**EXERCISE DESCRIPTION:** Retype word for word the first line of the listing and each line after it up to the line with "import pandas as pd", with the pictures taken out.

**COLLECTED DATA:**
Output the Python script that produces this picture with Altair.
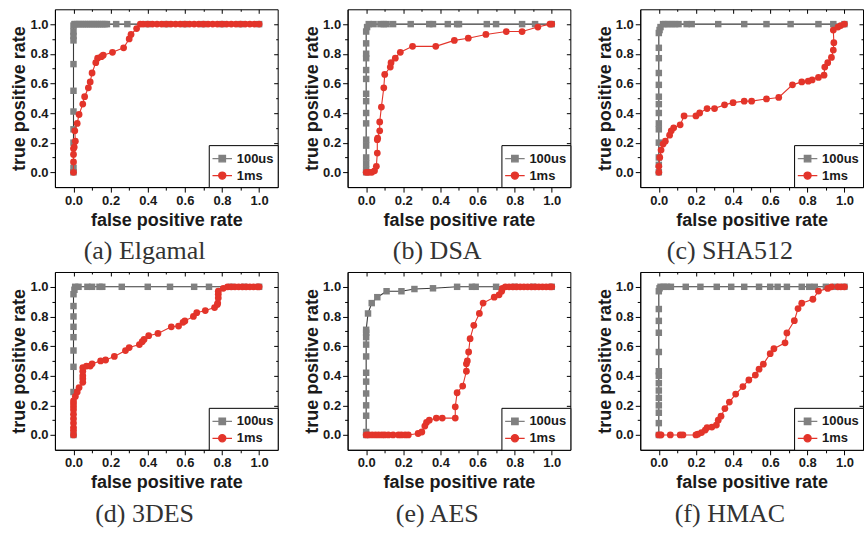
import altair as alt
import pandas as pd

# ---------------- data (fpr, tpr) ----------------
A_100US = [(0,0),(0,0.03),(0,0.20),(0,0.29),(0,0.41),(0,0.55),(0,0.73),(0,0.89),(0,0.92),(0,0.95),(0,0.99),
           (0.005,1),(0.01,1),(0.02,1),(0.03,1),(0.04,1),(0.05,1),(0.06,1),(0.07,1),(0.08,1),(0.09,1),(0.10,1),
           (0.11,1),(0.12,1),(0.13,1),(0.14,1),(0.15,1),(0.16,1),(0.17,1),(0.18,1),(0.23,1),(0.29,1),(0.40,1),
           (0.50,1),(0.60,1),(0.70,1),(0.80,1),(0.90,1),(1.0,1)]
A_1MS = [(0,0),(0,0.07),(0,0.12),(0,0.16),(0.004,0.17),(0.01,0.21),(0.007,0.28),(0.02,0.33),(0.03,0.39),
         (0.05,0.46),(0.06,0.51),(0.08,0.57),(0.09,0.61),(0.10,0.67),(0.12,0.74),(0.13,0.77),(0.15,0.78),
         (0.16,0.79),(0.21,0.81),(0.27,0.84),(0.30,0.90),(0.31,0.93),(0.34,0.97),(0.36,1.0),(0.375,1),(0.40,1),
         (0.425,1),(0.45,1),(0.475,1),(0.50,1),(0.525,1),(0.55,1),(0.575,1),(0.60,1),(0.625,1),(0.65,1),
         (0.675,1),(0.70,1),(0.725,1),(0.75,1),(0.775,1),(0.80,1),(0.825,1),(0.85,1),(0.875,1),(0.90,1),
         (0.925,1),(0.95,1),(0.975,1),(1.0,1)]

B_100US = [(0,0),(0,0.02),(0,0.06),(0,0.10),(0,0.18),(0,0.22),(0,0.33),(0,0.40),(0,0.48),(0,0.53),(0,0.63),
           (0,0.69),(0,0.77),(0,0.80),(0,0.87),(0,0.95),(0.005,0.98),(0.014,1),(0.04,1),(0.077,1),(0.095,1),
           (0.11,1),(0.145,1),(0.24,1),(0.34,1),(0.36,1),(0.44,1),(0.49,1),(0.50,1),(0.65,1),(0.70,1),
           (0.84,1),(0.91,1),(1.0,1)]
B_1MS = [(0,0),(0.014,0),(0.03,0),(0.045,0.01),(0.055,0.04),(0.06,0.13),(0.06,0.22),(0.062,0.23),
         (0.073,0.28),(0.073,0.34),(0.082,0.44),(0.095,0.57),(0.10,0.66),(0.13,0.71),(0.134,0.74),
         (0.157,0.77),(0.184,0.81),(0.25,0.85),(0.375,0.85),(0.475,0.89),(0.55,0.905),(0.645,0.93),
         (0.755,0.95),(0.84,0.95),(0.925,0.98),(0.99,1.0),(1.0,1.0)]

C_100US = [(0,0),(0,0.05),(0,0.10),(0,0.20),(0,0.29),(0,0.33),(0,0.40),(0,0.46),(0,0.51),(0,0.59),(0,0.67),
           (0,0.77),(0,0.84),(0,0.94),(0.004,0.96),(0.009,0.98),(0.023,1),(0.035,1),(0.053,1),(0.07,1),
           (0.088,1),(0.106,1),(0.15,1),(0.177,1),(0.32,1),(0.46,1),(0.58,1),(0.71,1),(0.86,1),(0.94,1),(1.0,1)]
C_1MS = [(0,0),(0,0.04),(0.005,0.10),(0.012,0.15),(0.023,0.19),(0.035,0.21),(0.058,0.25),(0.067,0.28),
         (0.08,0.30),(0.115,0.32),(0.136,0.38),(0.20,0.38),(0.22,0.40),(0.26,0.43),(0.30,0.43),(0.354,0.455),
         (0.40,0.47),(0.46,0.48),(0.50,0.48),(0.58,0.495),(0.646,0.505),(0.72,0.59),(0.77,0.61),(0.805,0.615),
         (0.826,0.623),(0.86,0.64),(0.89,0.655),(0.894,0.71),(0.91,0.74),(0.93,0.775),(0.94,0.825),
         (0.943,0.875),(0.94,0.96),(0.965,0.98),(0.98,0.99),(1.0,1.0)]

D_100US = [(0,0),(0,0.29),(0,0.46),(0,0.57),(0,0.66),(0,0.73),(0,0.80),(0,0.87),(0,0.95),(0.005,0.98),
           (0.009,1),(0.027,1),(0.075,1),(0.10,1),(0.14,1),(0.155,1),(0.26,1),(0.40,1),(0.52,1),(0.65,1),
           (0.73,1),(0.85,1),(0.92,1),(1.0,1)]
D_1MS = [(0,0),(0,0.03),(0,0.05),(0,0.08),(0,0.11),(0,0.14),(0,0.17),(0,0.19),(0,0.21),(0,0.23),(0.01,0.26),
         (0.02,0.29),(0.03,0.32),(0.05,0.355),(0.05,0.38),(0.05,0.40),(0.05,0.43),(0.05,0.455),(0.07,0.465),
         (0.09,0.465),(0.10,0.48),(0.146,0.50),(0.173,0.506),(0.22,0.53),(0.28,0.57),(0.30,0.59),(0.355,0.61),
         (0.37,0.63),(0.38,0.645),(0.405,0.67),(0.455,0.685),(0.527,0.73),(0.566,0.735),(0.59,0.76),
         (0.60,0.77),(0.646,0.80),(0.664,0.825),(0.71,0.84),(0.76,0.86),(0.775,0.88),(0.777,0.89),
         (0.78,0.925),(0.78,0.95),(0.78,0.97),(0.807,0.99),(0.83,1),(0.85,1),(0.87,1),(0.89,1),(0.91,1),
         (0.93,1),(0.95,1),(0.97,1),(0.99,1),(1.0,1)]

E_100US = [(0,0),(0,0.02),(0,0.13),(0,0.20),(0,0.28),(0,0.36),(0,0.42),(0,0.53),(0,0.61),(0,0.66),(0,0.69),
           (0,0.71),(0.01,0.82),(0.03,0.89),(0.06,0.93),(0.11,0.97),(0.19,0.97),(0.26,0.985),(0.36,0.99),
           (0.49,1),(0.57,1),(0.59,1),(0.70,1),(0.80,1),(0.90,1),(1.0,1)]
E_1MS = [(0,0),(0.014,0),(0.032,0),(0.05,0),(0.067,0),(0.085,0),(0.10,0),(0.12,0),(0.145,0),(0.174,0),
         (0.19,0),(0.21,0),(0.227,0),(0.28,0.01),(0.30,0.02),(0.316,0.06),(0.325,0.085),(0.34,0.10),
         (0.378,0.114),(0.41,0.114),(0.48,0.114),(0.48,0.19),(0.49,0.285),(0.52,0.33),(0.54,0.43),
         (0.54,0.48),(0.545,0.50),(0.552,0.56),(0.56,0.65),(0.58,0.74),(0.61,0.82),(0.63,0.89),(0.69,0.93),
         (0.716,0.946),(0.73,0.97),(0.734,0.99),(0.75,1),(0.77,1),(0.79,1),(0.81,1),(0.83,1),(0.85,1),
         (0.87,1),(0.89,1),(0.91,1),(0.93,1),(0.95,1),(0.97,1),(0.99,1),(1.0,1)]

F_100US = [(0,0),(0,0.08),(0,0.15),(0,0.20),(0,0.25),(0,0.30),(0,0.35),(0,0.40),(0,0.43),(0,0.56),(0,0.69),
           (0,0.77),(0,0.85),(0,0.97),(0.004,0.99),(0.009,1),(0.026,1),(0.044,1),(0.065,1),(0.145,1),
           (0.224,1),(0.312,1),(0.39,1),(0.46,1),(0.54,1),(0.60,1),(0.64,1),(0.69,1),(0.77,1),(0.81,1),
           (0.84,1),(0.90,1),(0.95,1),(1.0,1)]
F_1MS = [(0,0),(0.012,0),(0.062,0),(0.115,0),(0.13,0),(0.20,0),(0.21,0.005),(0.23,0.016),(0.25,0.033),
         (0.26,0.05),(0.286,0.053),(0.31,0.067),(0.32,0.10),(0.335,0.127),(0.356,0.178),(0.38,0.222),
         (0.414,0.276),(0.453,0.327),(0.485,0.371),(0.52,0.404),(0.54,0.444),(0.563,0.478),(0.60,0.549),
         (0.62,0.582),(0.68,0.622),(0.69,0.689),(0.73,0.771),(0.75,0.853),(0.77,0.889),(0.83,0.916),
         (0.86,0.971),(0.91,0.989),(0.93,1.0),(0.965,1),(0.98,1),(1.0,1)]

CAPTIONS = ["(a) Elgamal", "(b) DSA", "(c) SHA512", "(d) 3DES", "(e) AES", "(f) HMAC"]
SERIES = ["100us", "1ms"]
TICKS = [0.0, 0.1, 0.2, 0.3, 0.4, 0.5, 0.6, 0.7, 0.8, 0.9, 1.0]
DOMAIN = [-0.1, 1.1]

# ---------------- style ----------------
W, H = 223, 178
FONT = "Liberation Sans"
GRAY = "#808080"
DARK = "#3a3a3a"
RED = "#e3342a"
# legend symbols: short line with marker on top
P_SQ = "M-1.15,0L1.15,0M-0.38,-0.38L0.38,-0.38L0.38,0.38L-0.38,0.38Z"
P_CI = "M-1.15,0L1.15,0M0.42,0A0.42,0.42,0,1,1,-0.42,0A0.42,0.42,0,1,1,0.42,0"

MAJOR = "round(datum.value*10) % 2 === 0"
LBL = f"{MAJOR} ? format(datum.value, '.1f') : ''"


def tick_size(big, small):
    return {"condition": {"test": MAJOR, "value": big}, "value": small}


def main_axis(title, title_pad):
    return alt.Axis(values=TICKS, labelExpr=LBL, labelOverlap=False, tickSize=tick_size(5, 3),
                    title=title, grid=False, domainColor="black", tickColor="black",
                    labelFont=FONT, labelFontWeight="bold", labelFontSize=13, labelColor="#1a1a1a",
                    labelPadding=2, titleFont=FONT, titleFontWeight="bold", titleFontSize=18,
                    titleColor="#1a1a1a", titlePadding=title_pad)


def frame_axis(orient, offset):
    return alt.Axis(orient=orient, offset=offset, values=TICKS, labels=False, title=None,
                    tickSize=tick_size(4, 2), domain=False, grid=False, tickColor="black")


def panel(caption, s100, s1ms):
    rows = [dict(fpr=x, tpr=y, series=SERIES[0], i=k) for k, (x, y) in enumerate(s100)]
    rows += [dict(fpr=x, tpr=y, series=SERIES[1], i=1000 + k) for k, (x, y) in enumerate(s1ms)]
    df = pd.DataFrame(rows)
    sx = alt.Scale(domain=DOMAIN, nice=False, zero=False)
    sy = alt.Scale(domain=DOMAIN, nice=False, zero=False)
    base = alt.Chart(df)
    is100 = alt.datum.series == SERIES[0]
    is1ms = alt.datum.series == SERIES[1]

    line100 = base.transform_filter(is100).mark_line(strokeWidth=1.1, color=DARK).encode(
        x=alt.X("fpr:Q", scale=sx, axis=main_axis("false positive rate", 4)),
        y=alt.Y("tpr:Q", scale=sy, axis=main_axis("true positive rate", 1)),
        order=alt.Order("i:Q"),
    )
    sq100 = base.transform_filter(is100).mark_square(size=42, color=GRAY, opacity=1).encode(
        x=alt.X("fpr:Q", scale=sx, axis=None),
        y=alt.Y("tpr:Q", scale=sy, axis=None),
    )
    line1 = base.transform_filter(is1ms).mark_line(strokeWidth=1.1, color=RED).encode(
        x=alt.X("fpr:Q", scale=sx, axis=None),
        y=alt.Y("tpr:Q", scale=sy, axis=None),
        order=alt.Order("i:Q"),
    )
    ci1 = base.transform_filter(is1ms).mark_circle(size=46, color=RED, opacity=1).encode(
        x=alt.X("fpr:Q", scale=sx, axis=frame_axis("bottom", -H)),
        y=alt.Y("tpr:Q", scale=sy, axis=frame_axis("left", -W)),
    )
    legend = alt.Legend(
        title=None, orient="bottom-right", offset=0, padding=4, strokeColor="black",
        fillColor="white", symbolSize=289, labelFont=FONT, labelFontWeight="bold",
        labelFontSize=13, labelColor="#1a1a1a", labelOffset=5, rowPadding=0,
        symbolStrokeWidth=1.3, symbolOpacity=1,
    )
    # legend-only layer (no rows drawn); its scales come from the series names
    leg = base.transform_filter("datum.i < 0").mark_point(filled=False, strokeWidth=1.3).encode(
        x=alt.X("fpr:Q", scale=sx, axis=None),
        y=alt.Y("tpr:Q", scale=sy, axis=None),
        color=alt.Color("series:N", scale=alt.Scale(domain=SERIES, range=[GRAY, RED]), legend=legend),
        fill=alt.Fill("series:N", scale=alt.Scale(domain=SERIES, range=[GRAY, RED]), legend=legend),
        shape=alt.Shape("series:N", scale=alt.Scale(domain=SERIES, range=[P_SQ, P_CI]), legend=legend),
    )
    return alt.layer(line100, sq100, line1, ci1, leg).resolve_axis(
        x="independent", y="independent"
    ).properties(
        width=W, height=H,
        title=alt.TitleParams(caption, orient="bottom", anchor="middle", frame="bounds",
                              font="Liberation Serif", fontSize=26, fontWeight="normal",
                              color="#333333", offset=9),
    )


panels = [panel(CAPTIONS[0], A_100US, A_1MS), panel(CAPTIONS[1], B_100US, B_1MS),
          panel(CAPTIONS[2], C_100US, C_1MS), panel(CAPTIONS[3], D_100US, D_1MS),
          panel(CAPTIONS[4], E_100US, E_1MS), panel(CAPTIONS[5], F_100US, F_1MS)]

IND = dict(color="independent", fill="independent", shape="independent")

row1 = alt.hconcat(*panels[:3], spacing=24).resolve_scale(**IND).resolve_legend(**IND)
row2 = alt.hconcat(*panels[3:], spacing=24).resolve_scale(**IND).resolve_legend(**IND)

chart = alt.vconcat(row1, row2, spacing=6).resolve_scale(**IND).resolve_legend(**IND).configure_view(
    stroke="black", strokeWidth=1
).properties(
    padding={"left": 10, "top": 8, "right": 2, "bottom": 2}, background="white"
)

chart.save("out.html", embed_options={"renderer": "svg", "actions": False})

**TASK ANSWER:**
Output the Python script that produces this picture with Altair.
import altair as alt
import pandas as pd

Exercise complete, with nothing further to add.